> **Task brief**
Copy every line from the material below that holds "picture".
_ _ _ _ _ _ _
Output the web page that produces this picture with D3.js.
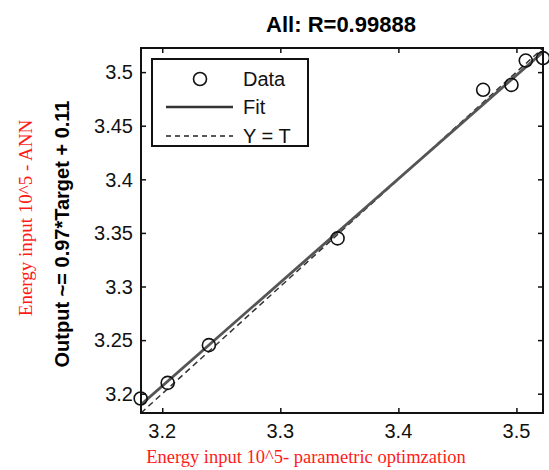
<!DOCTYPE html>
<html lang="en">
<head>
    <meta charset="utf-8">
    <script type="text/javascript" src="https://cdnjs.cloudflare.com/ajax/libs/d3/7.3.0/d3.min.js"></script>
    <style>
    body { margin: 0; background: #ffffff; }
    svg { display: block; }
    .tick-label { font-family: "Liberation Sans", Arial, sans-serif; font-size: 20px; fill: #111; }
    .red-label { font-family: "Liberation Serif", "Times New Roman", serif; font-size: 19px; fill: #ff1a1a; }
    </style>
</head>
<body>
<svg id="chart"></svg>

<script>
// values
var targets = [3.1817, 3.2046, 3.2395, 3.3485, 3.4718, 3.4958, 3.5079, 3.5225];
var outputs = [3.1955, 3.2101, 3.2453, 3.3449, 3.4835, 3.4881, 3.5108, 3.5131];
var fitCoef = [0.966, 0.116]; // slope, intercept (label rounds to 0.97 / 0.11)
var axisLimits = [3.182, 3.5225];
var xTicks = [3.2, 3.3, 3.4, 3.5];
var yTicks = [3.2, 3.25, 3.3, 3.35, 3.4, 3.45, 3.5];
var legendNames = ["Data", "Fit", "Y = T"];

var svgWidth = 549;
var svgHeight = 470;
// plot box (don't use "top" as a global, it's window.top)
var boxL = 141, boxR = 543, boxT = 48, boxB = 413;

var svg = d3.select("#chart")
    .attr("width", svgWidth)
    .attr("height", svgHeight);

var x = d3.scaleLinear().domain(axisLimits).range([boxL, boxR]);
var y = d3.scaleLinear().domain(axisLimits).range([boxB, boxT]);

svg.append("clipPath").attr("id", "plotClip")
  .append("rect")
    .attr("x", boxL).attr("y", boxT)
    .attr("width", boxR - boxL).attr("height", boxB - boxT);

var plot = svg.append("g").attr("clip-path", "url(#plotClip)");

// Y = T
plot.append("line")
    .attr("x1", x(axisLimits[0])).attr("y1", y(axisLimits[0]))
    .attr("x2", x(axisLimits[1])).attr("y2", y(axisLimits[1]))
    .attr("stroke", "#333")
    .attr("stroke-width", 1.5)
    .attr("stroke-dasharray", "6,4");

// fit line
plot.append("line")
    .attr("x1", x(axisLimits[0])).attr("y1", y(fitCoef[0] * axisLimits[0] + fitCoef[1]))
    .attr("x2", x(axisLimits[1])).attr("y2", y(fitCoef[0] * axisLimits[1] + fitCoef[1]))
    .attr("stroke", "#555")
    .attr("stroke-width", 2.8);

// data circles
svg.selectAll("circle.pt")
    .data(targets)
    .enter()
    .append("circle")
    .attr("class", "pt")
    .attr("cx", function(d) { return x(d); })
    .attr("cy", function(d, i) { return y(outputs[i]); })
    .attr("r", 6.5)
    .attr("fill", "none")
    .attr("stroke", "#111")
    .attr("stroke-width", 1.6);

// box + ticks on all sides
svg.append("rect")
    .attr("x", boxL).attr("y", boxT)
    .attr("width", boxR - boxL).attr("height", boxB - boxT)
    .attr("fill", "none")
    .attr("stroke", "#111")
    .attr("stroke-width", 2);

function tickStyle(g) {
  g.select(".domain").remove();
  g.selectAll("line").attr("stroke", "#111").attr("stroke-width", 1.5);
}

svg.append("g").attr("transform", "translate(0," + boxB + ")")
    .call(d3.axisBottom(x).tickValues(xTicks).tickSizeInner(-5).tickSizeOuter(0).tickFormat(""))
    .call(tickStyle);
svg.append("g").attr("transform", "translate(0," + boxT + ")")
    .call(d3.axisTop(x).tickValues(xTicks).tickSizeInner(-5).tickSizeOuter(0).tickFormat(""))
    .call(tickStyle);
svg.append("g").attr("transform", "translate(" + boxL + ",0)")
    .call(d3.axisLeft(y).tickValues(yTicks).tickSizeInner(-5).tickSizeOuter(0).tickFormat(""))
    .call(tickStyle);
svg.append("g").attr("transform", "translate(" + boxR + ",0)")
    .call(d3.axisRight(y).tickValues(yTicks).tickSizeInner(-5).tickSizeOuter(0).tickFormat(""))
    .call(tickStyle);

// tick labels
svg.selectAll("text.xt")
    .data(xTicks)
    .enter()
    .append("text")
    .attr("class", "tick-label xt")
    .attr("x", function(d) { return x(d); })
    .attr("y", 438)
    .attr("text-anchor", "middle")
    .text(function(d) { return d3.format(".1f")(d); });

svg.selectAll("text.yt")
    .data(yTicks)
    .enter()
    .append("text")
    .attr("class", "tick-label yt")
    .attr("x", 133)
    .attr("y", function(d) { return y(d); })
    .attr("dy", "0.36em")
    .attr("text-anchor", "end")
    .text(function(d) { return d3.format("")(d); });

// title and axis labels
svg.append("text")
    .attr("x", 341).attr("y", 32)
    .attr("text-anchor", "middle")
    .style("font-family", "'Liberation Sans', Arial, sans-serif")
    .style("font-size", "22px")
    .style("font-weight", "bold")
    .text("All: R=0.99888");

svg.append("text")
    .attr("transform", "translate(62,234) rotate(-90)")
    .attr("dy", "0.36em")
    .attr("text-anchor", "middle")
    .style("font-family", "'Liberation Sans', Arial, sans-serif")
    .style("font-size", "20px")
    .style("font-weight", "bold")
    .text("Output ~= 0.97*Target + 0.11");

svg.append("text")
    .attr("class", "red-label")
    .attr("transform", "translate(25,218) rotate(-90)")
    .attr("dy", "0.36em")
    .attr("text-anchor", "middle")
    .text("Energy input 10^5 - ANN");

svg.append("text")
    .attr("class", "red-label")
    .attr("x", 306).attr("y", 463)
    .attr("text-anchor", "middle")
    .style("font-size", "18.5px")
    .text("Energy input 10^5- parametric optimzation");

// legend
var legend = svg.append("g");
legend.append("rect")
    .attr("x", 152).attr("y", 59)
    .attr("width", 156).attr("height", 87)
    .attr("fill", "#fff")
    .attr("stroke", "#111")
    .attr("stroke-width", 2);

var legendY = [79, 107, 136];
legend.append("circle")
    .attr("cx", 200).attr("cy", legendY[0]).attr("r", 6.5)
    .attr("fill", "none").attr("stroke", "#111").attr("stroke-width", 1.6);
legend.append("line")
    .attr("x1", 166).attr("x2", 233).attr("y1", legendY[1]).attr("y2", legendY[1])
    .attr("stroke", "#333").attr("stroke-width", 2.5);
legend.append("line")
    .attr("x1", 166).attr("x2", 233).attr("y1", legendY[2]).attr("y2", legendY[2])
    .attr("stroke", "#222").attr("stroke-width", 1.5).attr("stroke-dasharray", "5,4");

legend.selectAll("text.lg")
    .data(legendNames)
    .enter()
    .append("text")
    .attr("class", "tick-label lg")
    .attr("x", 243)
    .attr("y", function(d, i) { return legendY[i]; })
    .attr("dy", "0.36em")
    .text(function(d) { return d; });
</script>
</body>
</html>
_ _ _ _ _ _ _
> **Output below**
Output the web page that produces this picture with D3.js.

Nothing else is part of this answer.